Collateral Damages of Love
Scottish police officer-turned-novelist Karen Campbell’s Rise opens with the protagonist, Justine, on the run from her psychopathic pimp/lover, Charlie Boy, with a big chunk of his money stuffed down her pants. It is a cracking opener, packed with tension and evocative detail. Shortly after, Justine blunders into Kilmacarra and straight into the heart of domestic turmoil and political unrest.
Campbell is a talented writer with a gift for creating characters that are honest, flawed and likeable. Justine witnesses a hit and run, and she is sucked into the troubled marriage of the Andersons, whose elder son is the victim. She gets roped in to babysit their younger son, Ross, having passed herself off as a certified nanny. Thanks to the peculiar circumstances in which she finds herself, Justine is in a place where she can either be the guardian angel who delivers them from evil or a Satanic figure who is the harbinger of doom.
The drama plays out very well set as it is in the 2014 campaign for Scottish Independence and is chock full of narrative tension and emotional high notes. Till the bitter end, Hannah Anderson is convinced that Justine is nothing but trouble, come to tear her family apart. She and her husband, Michael, have a typically troubled marriage. He is a former clergyman who currently serves as the local councillor. She is the writer who cuckolded him. They have two young sons and the duo is trying desperately to put together the pieces of their marriage, not suspecting that the upheaval in their lives has only just begun.

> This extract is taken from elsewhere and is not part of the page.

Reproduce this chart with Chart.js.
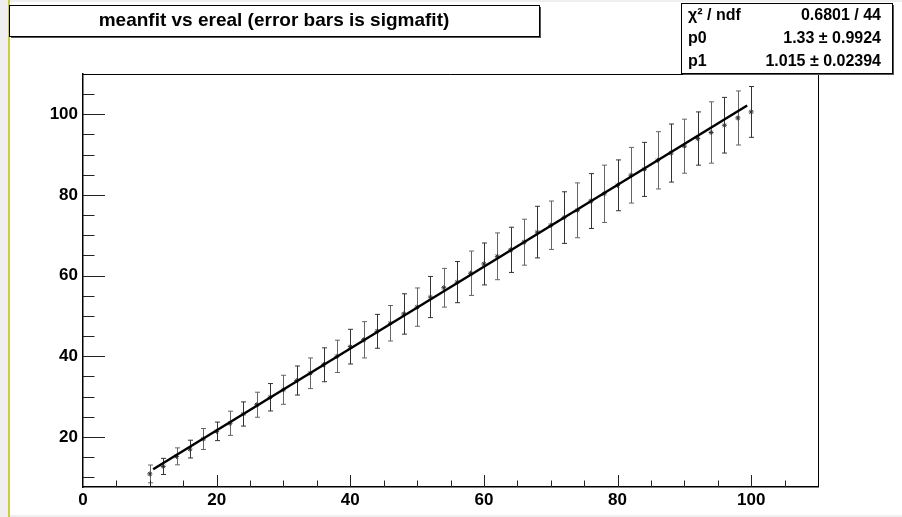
<!DOCTYPE html>
<html lang="en">
<head>
<meta charset="utf-8">
<script src="https://cdn.jsdelivr.net/npm/chart.js@4.4.0/dist/chart.umd.min.js"></script>
<style>
  html, body { margin: 0; padding: 0; background: #fff; }
</style>
</head>
<body>
<canvas id="fit-chart" width="902" height="517"></canvas>
<script>
  // values
  const ereal = [10, 12, 14, 16, 18, 20, 22, 24, 26, 28, 30, 32, 34, 36, 38, 40,
                 42, 44, 46, 48, 50, 52, 54, 56, 58, 60, 62, 64, 66, 68, 70, 72,
                 74, 76, 78, 80, 82, 84, 86, 88, 90, 92, 94, 96, 98, 100];
  const meanfit = [10.85, 12.7, 15.2, 17.0, 19.5, 21.4, 23.4, 25.7, 28.0, 29.85, 31.7, 34.0,
                   35.8, 37.9, 40.0, 42.4, 44.1, 46.2, 48.2, 50.5, 52.2, 54.7, 57.0, 58.4,
                   60.6, 62.9, 64.8, 66.4, 68.3, 70.8, 72.5, 74.4, 76.2, 78.5, 80.3, 82.4,
                   84.9, 86.35, 88.6, 90.4, 92.1, 94.0, 95.5, 97.3, 99.1, 100.6];
  const sigmafit = [2.2, 2.0, 2.1, 2.2, 2.6, 2.3, 3.0, 3.0, 3.1, 3.4, 3.6, 3.6,
                    3.8, 4.2, 4.0, 4.3, 4.5, 4.2, 4.4, 5.0, 4.75, 5.1, 4.8, 5.1,
                    5.5, 5.2, 5.8, 5.6, 5.7, 6.4, 6.0, 6.4, 6.8, 6.8, 7.1, 6.3,
                    6.9, 6.7, 7.1, 7.2, 6.7, 6.6, 7.6, 6.9, 6.7, 6.3];
  const fitX = [10.5, 99.4];
  const fitY = [12.0, 102.2];
  const xTicks = [0, 20, 40, 60, 80, 100];
  const yTicks = [20, 40, 60, 80, 100];

  const titleText = 'meanfit vs ereal (error bars is sigmafit)';
  const statLabels = ['\u03c7\u00b2 / ndf', 'p0', 'p1'];
  const statValues = ['0.6801 / 44', '1.33 \u00b1 0.9924', '1.015 \u00b1 0.02394'];

  const FONT = '"Liberation Sans", Arial, Helvetica, sans-serif';

  function box(ctx, x, y, w, h) {
    ctx.fillStyle = '#555';
    ctx.fillRect(x + 2, y + 2, w, h);
    ctx.fillStyle = '#fff';
    ctx.fillRect(x, y, w, h);
    ctx.strokeStyle = '#000';
    ctx.lineWidth = 1;
    ctx.strokeRect(x + 0.5, y + 0.5, w, h);
  }

  const rootLook = {
    id: 'rootLook',
    beforeDraw(chart) {
      const ctx = chart.ctx;
      ctx.save();
      ctx.fillStyle = '#fff';
      ctx.fillRect(0, 0, chart.width, chart.height);
      ctx.fillStyle = '#efefef';
      ctx.fillRect(0, 0, 8, chart.height);
      ctx.fillRect(0, 0, chart.width, 2);
      ctx.fillRect(0, chart.height - 2, chart.width, 2);
      ctx.fillStyle = '#cccc44';
      ctx.fillRect(8, 0, 2, chart.height);
      ctx.restore();
    },
    beforeDatasetsDraw(chart) {
      // error bars
      const ctx = chart.ctx, xs = chart.scales.x, ys = chart.scales.y;
      ctx.save();
      ctx.lineWidth = 1;
      ereal.forEach((x, i) => {
        const px = Math.round(xs.getPixelForValue(x)) + 0.5;
        const top = ys.getPixelForValue(meanfit[i] + sigmafit[i]);
        const bot = Math.min(ys.getPixelForValue(meanfit[i] - sigmafit[i]), chart.chartArea.bottom);
        ctx.strokeStyle = i % 2 ? '#333' : '#666';
        ctx.beginPath();
        ctx.moveTo(px, top); ctx.lineTo(px, bot);
        ctx.moveTo(px - 2.5, top); ctx.lineTo(px + 2.5, top);
        if (bot < chart.chartArea.bottom) { ctx.moveTo(px - 2.5, bot); ctx.lineTo(px + 2.5, bot); }
        ctx.stroke();
      });
      ctx.restore();
    },
    afterDraw(chart) {
      const ctx = chart.ctx, a = chart.chartArea;
      const xs = chart.scales.x, ys = chart.scales.y;
      ctx.save();
      // frame
      ctx.strokeStyle = '#000';
      ctx.lineWidth = 1;
      ctx.beginPath();
      ctx.moveTo(a.left, a.top + 0.5); ctx.lineTo(a.right + 0.5, a.top + 0.5);
      ctx.lineTo(a.right + 0.5, a.bottom);
      ctx.stroke();
      // inward tick marks
      ctx.strokeStyle = '#222';
      ctx.beginPath();
      for (let v = 5; v < 110; v += 5) {
        const px = Math.round(xs.getPixelForValue(v)) + 0.5;
        const len = v % 20 === 0 ? 12 : 6.5;
        ctx.moveTo(px, a.bottom); ctx.lineTo(px, a.bottom - len);
      }
      for (let v = 10; v < 110; v += 5) {
        const py = Math.round(ys.getPixelForValue(v)) + 0.5;
        const len = v % 20 === 0 ? 22 : 11.5;
        ctx.moveTo(a.left, py); ctx.lineTo(a.left + len, py);
      }
      ctx.stroke();
      // title box
      box(ctx, 9, 5, 530, 31);
      ctx.fillStyle = '#000';
      ctx.font = 'bold 19px ' + FONT;
      ctx.textAlign = 'center';
      ctx.textBaseline = 'middle';
      ctx.fillText(titleText, 274, 21);
      // stats box
      box(ctx, 681, 3, 211, 70);
      ctx.fillStyle = '#000';
      ctx.font = 'bold 16px ' + FONT;
      const rowY = [16, 39, 62];
      statLabels.forEach((t, i) => {
        ctx.textAlign = 'left';
        ctx.fillText(t, 688, rowY[i]);
        ctx.textAlign = 'right';
        ctx.fillText(statValues[i], 881, rowY[i]);
      });
      ctx.restore();
    }
  };

  const tickFont = { family: FONT, size: 17, weight: 'bold' };

  new Chart(document.getElementById('fit-chart'), {
    type: 'scatter',
    data: {
      datasets: [
        {
          type: 'line',
          data: fitX.map((x, i) => ({ x: x, y: fitY[i] })),
          borderColor: '#000',
          borderWidth: 2.5,
          pointRadius: 0,
          fill: false,
          order: 0
        },
        {
          data: ereal.map((x, i) => ({ x: x, y: meanfit[i] })),
          pointStyle: 'star',
          pointRadius: 2.5,
          borderColor: '#333',
          backgroundColor: '#333',
          borderWidth: 1,
          order: 1
        }
      ]
    },
    options: {
      responsive: false,
      animation: false,
      events: [],
      layout: { padding: { left: 0, top: 74, right: 84, bottom: 0 } },
      plugins: { legend: { display: false }, tooltip: { enabled: false } },
      scales: {
        x: {
          type: 'linear',
          min: 0,
          max: 110,
          afterBuildTicks: (s) => { s.ticks = xTicks.map(v => ({ value: v })); },
          afterFit: (s) => { s.height = 30; },
          grid: { display: false, drawTicks: false },
          border: { display: true, color: '#000', width: 1.5 },
          ticks: { font: tickFont, color: '#000', padding: 3, maxRotation: 0, autoSkip: false }
        },
        y: {
          type: 'linear',
          min: 7.6,
          max: 110,
          afterBuildTicks: (s) => { s.ticks = yTicks.map(v => ({ value: v })); },
          afterFit: (s) => { s.width = 83; },
          grid: { display: false, drawTicks: false },
          border: { display: true, color: '#000', width: 1.5 },
          ticks: { font: tickFont, color: '#000', padding: 5, autoSkip: false }
        }
      }
    },
    plugins: [rootLook]
  });
</script>
</body>
</html>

Michael is being pestered by a ghost and Campbell lifts this conceit out of the morass of all things ludicrous with consummate skill and pathos. For instance, when he finds out about his wife’s infidelity, he winds up swallowing his outrage: “Her grief melting him. Making him take his own and fold it smaller and smaller until he could tell himself that it was unimportant. Selfish even.”
A particularly poignant theme in Rise involves the tendency of overprotective parents and caregivers to encumber their charges with the baggage from their lives, thereby inadvertently putting them in harm’s way. Little Ross is a child who has the love of his parents and Justine as well, yet he is the one who is pummelled when the parents are fighting tooth and nail, and it is his life which is endangered when retribution catches up with Justine. His plight is moving, heart-stopping and entirely hopeful.
Charlie Boy is a terrifying antagonist and seems to have been modelled along the lines of a rabid dog—all infected fury and savage brutality: “If he finds her… if he starts kicking, he won’t be able to stop.” His presence in the course of the narrative is fleeting and yet, packs a wallop in terms of sheer, unadulterated menace.
However, despite the fact that Rise has so much that works in its favour it fails to really soar, especially after the glorious opening and engaging middle portions. Inexplicably running out of steam, it sputters weakly over the finish line. The plotlines are resolved with varying degrees of success, but it is all rather disappointingly pat. This, despite the fact that Campbell rises above literary cliché and refuses to settle for easy solutions.
Rise can be counted on to get a rise, all the way to the fag end, when it falters and leaves the reader, inexplicably deflated and unsatisfied.